* [INSTRUCTION]: Produce nothing but an exact copy of the lines from the one containing "Generate a Python script that draws this with Plotly." through the one containing "import plotly.graph_objects as go", and do not carry over pictures.

+++

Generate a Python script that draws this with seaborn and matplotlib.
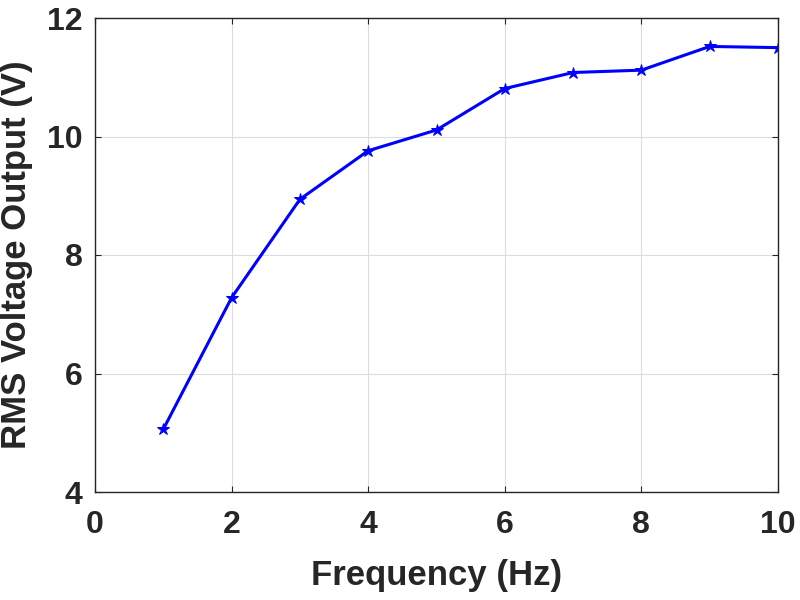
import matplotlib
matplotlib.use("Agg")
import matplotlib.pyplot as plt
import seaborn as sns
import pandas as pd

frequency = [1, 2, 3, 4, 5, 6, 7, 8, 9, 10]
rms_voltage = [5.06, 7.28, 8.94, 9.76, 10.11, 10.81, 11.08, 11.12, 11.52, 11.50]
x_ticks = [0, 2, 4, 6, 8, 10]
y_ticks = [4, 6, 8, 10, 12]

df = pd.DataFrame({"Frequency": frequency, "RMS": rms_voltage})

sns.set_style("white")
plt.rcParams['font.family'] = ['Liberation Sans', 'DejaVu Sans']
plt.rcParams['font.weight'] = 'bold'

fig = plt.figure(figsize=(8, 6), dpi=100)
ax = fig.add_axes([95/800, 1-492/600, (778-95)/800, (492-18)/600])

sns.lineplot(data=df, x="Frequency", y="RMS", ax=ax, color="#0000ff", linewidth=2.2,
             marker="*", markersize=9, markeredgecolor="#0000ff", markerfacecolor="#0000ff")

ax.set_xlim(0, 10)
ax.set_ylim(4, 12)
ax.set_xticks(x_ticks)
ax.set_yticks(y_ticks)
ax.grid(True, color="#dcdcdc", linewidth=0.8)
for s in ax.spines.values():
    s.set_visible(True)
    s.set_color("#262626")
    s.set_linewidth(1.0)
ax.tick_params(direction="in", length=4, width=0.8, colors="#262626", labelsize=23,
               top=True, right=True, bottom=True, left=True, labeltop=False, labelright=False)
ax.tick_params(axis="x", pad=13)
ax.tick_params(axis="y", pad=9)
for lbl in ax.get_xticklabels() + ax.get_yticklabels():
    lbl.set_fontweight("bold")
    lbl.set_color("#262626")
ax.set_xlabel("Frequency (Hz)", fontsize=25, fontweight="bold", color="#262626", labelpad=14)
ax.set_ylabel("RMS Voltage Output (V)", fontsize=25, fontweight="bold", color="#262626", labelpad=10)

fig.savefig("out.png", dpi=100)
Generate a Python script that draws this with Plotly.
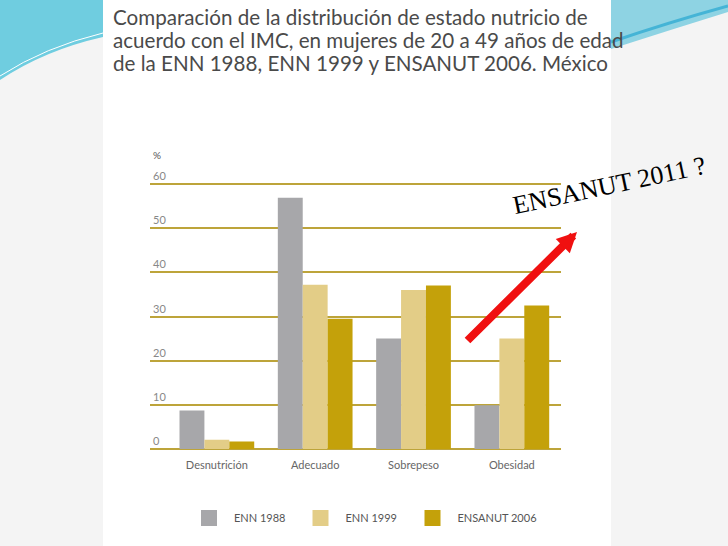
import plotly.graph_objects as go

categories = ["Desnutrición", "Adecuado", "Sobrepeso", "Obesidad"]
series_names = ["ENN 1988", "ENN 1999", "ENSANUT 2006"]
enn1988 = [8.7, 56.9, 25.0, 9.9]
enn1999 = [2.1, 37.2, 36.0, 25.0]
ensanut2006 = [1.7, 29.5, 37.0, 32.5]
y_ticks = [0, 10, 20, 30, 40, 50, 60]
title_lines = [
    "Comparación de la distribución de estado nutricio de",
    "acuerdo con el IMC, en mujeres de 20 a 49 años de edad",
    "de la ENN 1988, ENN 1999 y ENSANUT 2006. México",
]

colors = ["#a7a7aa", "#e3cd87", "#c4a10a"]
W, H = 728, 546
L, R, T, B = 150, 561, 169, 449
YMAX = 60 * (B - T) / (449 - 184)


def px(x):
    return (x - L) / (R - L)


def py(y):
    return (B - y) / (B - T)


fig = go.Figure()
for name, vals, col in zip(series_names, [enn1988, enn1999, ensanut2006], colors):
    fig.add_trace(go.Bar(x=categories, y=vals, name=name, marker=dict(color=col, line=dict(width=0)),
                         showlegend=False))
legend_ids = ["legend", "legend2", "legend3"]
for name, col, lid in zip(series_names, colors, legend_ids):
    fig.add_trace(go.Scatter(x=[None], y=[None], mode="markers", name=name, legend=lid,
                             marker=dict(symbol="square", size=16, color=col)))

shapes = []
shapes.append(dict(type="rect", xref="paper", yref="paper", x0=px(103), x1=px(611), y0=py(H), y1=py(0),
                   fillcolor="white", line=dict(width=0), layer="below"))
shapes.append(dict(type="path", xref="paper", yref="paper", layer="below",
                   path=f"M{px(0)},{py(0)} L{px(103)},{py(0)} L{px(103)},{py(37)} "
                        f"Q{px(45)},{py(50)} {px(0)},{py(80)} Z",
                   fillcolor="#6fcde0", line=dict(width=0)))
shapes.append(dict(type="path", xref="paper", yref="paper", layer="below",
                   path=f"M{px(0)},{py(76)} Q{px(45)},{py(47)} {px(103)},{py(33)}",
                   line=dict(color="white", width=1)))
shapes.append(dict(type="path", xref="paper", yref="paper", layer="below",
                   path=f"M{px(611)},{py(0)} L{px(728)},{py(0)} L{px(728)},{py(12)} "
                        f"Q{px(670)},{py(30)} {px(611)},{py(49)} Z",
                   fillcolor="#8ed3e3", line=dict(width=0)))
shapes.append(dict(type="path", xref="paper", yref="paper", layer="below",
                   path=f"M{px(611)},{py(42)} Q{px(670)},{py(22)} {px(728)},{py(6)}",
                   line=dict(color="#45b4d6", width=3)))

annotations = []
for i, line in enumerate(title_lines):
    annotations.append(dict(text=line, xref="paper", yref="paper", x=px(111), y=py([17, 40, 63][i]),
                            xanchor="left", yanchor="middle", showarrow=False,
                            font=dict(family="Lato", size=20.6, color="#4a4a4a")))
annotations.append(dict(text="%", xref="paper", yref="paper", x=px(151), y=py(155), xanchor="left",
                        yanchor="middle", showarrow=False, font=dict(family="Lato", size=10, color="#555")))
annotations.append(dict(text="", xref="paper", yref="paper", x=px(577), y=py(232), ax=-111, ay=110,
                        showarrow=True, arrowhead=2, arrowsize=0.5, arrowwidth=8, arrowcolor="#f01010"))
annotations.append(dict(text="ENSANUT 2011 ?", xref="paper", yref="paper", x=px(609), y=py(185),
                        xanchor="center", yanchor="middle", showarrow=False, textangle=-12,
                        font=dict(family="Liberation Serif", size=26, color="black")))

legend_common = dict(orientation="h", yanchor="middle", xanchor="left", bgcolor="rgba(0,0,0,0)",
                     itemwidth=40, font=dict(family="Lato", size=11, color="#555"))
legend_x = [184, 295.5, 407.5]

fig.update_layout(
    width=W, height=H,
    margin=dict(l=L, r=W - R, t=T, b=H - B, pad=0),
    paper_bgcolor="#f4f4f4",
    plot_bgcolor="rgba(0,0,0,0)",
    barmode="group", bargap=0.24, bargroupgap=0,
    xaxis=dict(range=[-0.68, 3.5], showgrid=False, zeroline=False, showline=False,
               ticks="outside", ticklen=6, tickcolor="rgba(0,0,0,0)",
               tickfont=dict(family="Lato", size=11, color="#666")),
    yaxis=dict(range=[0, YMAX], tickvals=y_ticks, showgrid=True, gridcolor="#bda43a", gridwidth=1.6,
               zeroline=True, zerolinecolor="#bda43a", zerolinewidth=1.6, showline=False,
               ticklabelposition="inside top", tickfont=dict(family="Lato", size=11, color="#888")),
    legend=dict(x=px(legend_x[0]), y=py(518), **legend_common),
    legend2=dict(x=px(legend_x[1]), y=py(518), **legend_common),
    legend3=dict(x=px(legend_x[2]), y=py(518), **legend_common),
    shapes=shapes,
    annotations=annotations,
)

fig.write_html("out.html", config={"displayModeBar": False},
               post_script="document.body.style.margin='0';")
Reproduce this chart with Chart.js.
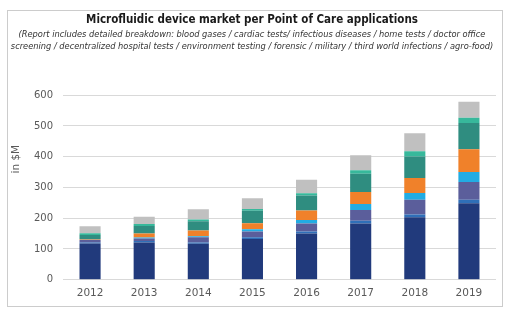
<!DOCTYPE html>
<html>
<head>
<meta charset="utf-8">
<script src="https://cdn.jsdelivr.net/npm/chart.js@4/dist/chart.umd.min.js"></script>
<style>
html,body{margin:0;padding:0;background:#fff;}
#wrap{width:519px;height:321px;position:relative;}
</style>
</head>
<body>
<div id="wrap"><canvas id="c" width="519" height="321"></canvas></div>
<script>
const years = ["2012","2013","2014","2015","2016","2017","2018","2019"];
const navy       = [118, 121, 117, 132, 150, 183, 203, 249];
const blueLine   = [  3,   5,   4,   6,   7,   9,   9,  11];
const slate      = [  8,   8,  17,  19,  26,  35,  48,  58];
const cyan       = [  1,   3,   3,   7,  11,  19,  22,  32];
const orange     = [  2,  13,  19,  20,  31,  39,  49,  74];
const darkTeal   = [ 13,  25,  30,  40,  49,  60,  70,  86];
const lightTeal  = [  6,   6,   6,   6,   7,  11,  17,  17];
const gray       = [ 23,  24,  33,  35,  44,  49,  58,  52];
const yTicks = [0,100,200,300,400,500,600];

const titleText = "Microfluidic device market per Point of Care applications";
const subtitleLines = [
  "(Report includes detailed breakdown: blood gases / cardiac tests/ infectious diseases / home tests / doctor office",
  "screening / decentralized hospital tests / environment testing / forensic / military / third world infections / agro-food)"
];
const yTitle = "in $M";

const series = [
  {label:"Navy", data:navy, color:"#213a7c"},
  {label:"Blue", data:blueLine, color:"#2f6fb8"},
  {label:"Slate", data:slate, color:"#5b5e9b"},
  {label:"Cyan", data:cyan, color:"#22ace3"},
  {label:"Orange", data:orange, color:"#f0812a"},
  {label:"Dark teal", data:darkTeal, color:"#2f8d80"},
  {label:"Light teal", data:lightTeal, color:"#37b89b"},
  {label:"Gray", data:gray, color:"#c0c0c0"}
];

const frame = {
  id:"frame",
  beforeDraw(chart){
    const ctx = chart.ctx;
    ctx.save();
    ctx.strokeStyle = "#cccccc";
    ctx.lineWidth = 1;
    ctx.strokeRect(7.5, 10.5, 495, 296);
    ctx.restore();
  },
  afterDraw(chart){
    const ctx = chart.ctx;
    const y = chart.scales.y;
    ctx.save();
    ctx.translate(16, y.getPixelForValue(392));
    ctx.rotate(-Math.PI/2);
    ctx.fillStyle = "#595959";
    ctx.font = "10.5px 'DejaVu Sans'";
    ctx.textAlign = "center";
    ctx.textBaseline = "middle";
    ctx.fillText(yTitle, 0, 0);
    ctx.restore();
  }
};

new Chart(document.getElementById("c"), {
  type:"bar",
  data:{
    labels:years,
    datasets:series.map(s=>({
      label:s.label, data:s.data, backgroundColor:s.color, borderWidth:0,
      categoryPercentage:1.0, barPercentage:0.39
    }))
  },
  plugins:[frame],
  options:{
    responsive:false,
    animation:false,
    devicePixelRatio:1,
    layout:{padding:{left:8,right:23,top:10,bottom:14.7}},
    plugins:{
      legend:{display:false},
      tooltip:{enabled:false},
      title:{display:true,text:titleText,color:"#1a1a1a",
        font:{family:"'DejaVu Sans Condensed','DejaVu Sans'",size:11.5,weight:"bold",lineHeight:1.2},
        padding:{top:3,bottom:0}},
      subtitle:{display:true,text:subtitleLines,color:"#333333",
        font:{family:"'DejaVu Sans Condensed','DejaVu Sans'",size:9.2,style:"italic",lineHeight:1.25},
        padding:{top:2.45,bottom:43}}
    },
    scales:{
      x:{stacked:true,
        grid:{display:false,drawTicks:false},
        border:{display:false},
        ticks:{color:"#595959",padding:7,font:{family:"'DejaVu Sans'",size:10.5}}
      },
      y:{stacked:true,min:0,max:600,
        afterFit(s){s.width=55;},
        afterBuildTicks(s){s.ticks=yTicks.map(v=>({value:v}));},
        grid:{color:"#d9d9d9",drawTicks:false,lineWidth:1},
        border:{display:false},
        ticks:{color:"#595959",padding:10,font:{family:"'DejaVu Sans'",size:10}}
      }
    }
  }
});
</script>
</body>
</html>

+++

* [THE REPLY]:
Generate a Python script that draws this with Plotly.
import plotly.graph_objects as go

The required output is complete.